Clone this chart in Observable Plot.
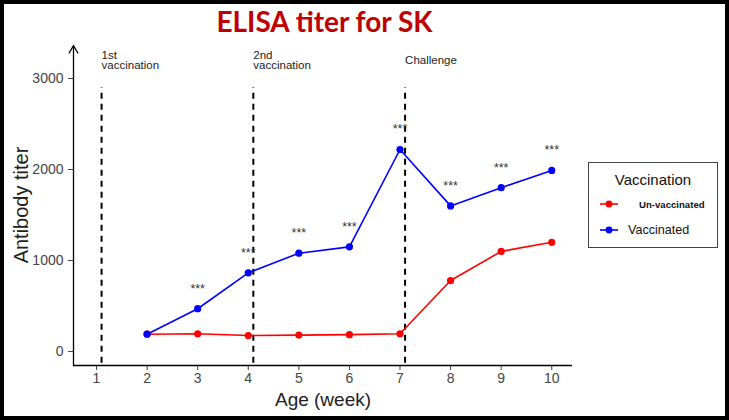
<!DOCTYPE html>
<html>
<head>
<meta charset="utf-8">
<script src="https://cdn.jsdelivr.net/npm/d3@7"></script>
<script src="https://cdn.jsdelivr.net/npm/@observablehq/plot@0.6"></script>
<style>
  html, body { margin: 0; padding: 0; background: #fff; }
  #wrap { position: relative; width: 729px; height: 420px; overflow: hidden; font-family: "Liberation Sans", Arial, sans-serif; }
  #frame { position: absolute; left: 0; top: 0; width: 729px; height: 420px; box-sizing: border-box; border: 4px solid #000; pointer-events: none; }
  #title { position: absolute; left: 0; width: 649px; top: 4px; text-align: center; color: #c00000; font-family: Lato, "Open Sans", sans-serif; font-weight: bold; font-size: 28px; }
  #chart { position: absolute; left: 0; top: 0; }
  #ylab { position: absolute; left: 21px; top: 205px; transform: translate(-50%, -50%) rotate(-90deg); white-space: nowrap; font-size: 20px; color: #222; line-height: 1; }
  #legend { position: absolute; left: 588px; top: 162px; width: 128px; height: 84px; border: 1.3px solid #444; background: #fff; }
  #legend .lt { position: absolute; left: 0; width: 128px; top: 8px; text-align: center; font-size: 15px; color: #111; }
  #legend .item { position: absolute; left: 10px; height: 16px; display: flex; align-items: center; }
  #legend svg { display: block; }
</style>
</head>
<body>
<div id="wrap">
  <div id="chart"></div>
  <div id="title">ELISA titer for SK</div>
  <div id="ylab">Antibody titer</div>
  <div id="legend"></div>
  <div id="frame"></div>
</div>
<script>
const weeks = [2, 3, 4, 5, 6, 7, 8, 9, 10];
const vaccinated = [190, 470, 865, 1080, 1150, 2220, 1600, 1800, 1990];
const unvaccinated = [190, 195, 175, 180, 185, 195, 780, 1100, 1200];
const starWeeks = [3, 4, 5, 6, 7, 8, 9, 10];
const xTicks = [1, 2, 3, 4, 5, 6, 7, 8, 9, 10];
const yTicks = [0, 1000, 2000, 3000];
const events = [1.1, 4.1, 7.1];
const eventLabels = ["1st\nvaccination", "2nd\nvaccination", "Challenge"];
const seriesNames = ["Un-vaccinated", "Vaccinated"];
const seriesColors = ["#ff0000", "#0000ff"];

const xDomain = [0.545, 10.41];
const yDomain = [-154, 3363];

const rows = [];
weeks.forEach((w, i) => {
  rows.push({week: w, titer: unvaccinated[i], group: seriesNames[0]});
  rows.push({week: w, titer: vaccinated[i], group: seriesNames[1]});
});
const stars = starWeeks.map(w => ({week: w, titer: vaccinated[weeks.indexOf(w)]}));

const plot = Plot.plot({
  width: 729,
  height: 420,
  marginLeft: 73,
  marginRight: 157,
  marginTop: 45,
  marginBottom: 55,
  style: {fontFamily: "Liberation Sans, Arial, sans-serif", background: "transparent"},
  x: {domain: xDomain},
  y: {domain: yDomain},
  color: {domain: seriesNames, range: seriesColors},
  marks: [
    Plot.ruleX(events, {x: d => d, y1: -130, y2: 2900, stroke: "#000", strokeWidth: 2, strokeDasharray: "6,5"}),
    Plot.text(events, {x: d => d, y: 3198, text: (d, i) => eventLabels[i], textAnchor: "start", lineAnchor: "middle", fontSize: 11.5, fill: "#222", lineHeight: 0.95}),
    Plot.line(rows, {x: "week", y: "titer", stroke: "group", z: "group", strokeWidth: 1.6}),
    Plot.dot(rows, {x: "week", y: "titer", fill: "group", r: 3.6}),
    Plot.text(stars, {x: "week", y: "titer", text: () => "***", dy: -20, fontSize: 12.5, fill: "#333"}),
    Plot.axisX({ticks: xTicks, tickSize: 5, tickPadding: 3, fontSize: 14, color: "#444", label: null, tickFormat: d => String(d)}),
    Plot.axisY({ticks: yTicks, tickSize: 5, tickPadding: 5, fontSize: 14, color: "#444", label: null, tickFormat: d => String(d)}),
    Plot.ruleY([yDomain[0]], {stroke: "#000", strokeWidth: 1.3}),
    Plot.arrow([0], {x1: xDomain[0], y1: yDomain[0], x2: xDomain[0], y2: yDomain[1], stroke: "#000", strokeWidth: 1.3, headLength: 10, bend: 0}),
    Plot.text(["Age (week)"], {frameAnchor: "bottom", dy: 40, fontSize: 19, fill: "#222"})
  ]
});
document.getElementById("chart").appendChild(plot);

// Legend
const legend = document.getElementById("legend");
const lt = document.createElement("div");
lt.className = "lt";
lt.textContent = "Vaccination";
legend.appendChild(lt);
const itemTops = [33, 59];
const itemStyles = [
  {fontSize: "9.6px", fontWeight: "bold", gap: 20},
  {fontSize: "12.6px", fontWeight: "normal", gap: 9}
];
seriesNames.forEach((name, i) => {
  const it = document.createElement("div");
  it.className = "item";
  it.style.top = itemTops[i] + "px";
  const sw = d3.create("svg").attr("width", 20).attr("height", 16);
  sw.append("line").attr("x1", 1).attr("x2", 19).attr("y1", 8).attr("y2", 8).attr("stroke", seriesColors[i]).attr("stroke-width", 1.6);
  sw.append("circle").attr("cx", 10).attr("cy", 8).attr("r", 3.4).attr("fill", seriesColors[i]);
  it.appendChild(sw.node());
  const lab = document.createElement("span");
  lab.textContent = name;
  lab.style.fontSize = itemStyles[i].fontSize;
  lab.style.fontWeight = itemStyles[i].fontWeight;
  lab.style.marginLeft = itemStyles[i].gap + "px";
  lab.style.color = "#111";
  it.appendChild(lab);
  legend.appendChild(it);
});
</script>
</body>
</html>
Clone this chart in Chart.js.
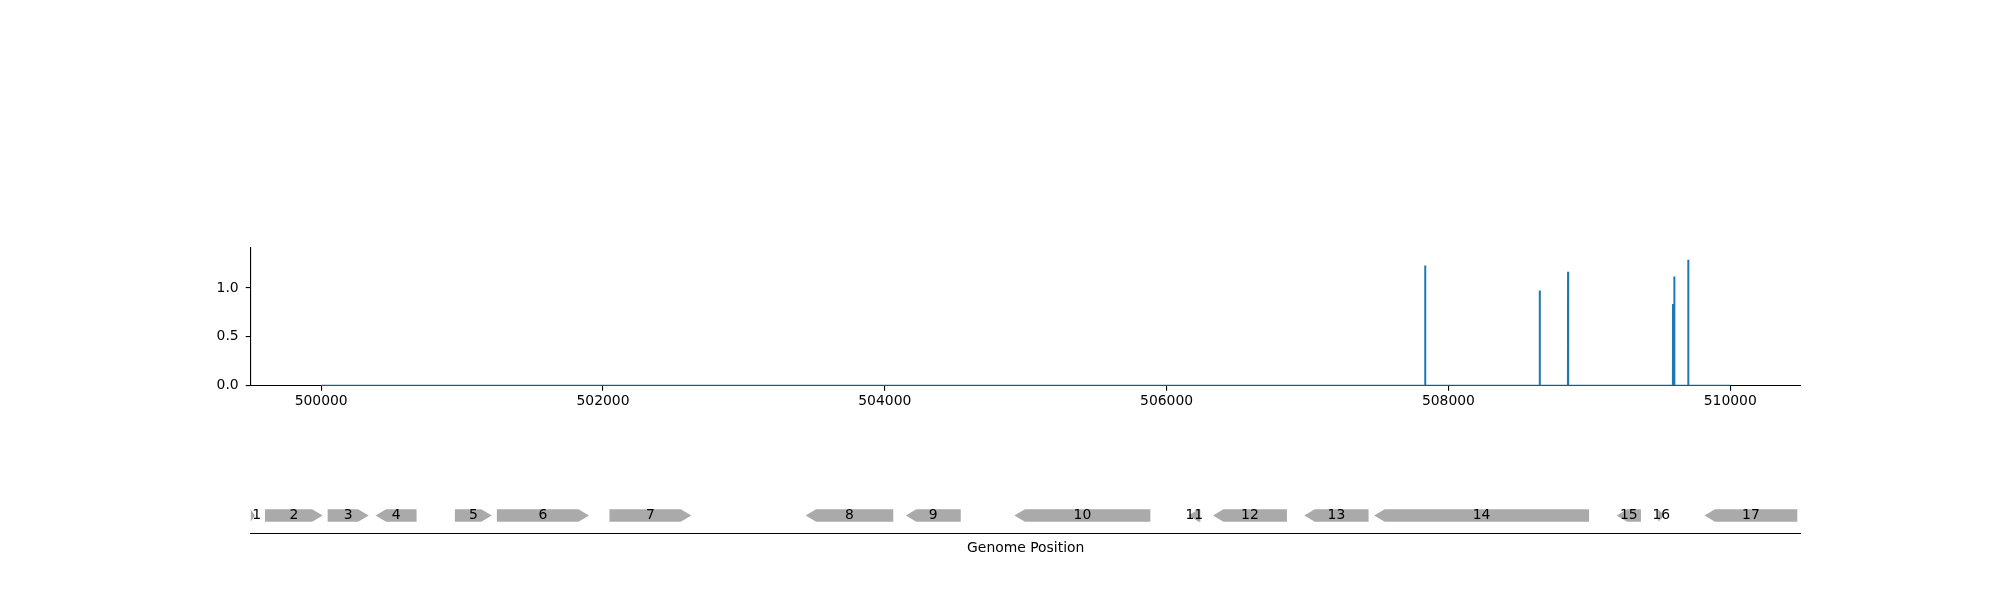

= = = = =

### WHAT THE TASK ASKS
Strip the images and reproduce the remaining records precisely.

### SOLVED PROBLEM
Clone this chart in Observable Plot.
<!DOCTYPE html>
<html>
<head>
<meta charset="utf-8">
<script src="https://cdn.jsdelivr.net/npm/d3@7"></script>
<script src="https://cdn.jsdelivr.net/npm/@observablehq/plot@0.6"></script>
<style>
  html, body { margin: 0; padding: 0; background: #fff; }
  #wrap { position: relative; width: 729px; height: 420px; overflow: hidden; font-family: "Liberation Sans", Arial, sans-serif; }
  #frame { position: absolute; left: 0; top: 0; width: 729px; height: 420px; box-sizing: border-box; border: 4px solid #000; pointer-events: none; }
  #title { position: absolute; left: 0; width: 649px; top: 4px; text-align: center; color: #c00000; font-family: Lato, "Open Sans", sans-serif; font-weight: bold; font-size: 28px; }
  #chart { position: absolute; left: 0; top: 0; }
  #ylab { position: absolute; left: 21px; top: 205px; transform: translate(-50%, -50%) rotate(-90deg); white-space: nowrap; font-size: 20px; color: #222; line-height: 1; }
  #legend { position: absolute; left: 588px; top: 162px; width: 128px; height: 84px; border: 1.3px solid #444; background: #fff; }
  #legend .lt { position: absolute; left: 0; width: 128px; top: 8px; text-align: center; font-size: 15px; color: #111; }
  #legend .item { position: absolute; left: 10px; height: 16px; display: flex; align-items: center; }
  #legend svg { display: block; }
</style>
</head>
<body>
<div id="wrap">
  <div id="chart"></div>
  <div id="title">ELISA titer for SK</div>
  <div id="ylab">Antibody titer</div>
  <div id="legend"></div>
  <div id="frame"></div>
</div>
<script>
const weeks = [2, 3, 4, 5, 6, 7, 8, 9, 10];
const vaccinated = [190, 470, 865, 1080, 1150, 2220, 1600, 1800, 1990];
const unvaccinated = [190, 195, 175, 180, 185, 195, 780, 1100, 1200];
const starWeeks = [3, 4, 5, 6, 7, 8, 9, 10];
const xTicks = [1, 2, 3, 4, 5, 6, 7, 8, 9, 10];
const yTicks = [0, 1000, 2000, 3000];
const events = [1.1, 4.1, 7.1];
const eventLabels = ["1st\nvaccination", "2nd\nvaccination", "Challenge"];
const seriesNames = ["Un-vaccinated", "Vaccinated"];
const seriesColors = ["#ff0000", "#0000ff"];

const xDomain = [0.545, 10.41];
const yDomain = [-154, 3363];

const rows = [];
weeks.forEach((w, i) => {
  rows.push({week: w, titer: unvaccinated[i], group: seriesNames[0]});
  rows.push({week: w, titer: vaccinated[i], group: seriesNames[1]});
});
const stars = starWeeks.map(w => ({week: w, titer: vaccinated[weeks.indexOf(w)]}));

const plot = Plot.plot({
  width: 729,
  height: 420,
  marginLeft: 73,
  marginRight: 157,
  marginTop: 45,
  marginBottom: 55,
  style: {fontFamily: "Liberation Sans, Arial, sans-serif", background: "transparent"},
  x: {domain: xDomain},
  y: {domain: yDomain},
  color: {domain: seriesNames, range: seriesColors},
  marks: [
    Plot.ruleX(events, {x: d => d, y1: -130, y2: 2900, stroke: "#000", strokeWidth: 2, strokeDasharray: "6,5"}),
    Plot.text(events, {x: d => d, y: 3198, text: (d, i) => eventLabels[i], textAnchor: "start", lineAnchor: "middle", fontSize: 11.5, fill: "#222", lineHeight: 0.95}),
    Plot.line(rows, {x: "week", y: "titer", stroke: "group", z: "group", strokeWidth: 1.6}),
    Plot.dot(rows, {x: "week", y: "titer", fill: "group", r: 3.6}),
    Plot.text(stars, {x: "week", y: "titer", text: () => "***", dy: -20, fontSize: 12.5, fill: "#333"}),
    Plot.axisX({ticks: xTicks, tickSize: 5, tickPadding: 3, fontSize: 14, color: "#444", label: null, tickFormat: d => String(d)}),
    Plot.axisY({ticks: yTicks, tickSize: 5, tickPadding: 5, fontSize: 14, color: "#444", label: null, tickFormat: d => String(d)}),
    Plot.ruleY([yDomain[0]], {stroke: "#000", strokeWidth: 1.3}),
    Plot.arrow([0], {x1: xDomain[0], y1: yDomain[0], x2: xDomain[0], y2: yDomain[1], stroke: "#000", strokeWidth: 1.3, headLength: 10, bend: 0}),
    Plot.text(["Age (week)"], {frameAnchor: "bottom", dy: 40, fontSize: 19, fill: "#222"})
  ]
});
document.getElementById("chart").appendChild(plot);

// Legend
const legend = document.getElementById("legend");
const lt = document.createElement("div");
lt.className = "lt";
lt.textContent = "Vaccination";
legend.appendChild(lt);
const itemTops = [33, 59];
const itemStyles = [
  {fontSize: "9.6px", fontWeight: "bold", gap: 20},
  {fontSize: "12.6px", fontWeight: "normal", gap: 9}
];
seriesNames.forEach((name, i) => {
  const it = document.createElement("div");
  it.className = "item";
  it.style.top = itemTops[i] + "px";
  const sw = d3.create("svg").attr("width", 20).attr("height", 16);
  sw.append("line").attr("x1", 1).attr("x2", 19).attr("y1", 8).attr("y2", 8).attr("stroke", seriesColors[i]).attr("stroke-width", 1.6);
  sw.append("circle").attr("cx", 10).attr("cy", 8).attr("r", 3.4).attr("fill", seriesColors[i]);
  it.appendChild(sw.node());
  const lab = document.createElement("span");
  lab.textContent = name;
  lab.style.fontSize = itemStyles[i].fontSize;
  lab.style.fontWeight = itemStyles[i].fontWeight;
  lab.style.marginLeft = itemStyles[i].gap + "px";
  lab.style.color = "#111";
  it.appendChild(lab);
  legend.appendChild(it);
});
</script>
</body>
</html>
Clone this chart in Chart.js.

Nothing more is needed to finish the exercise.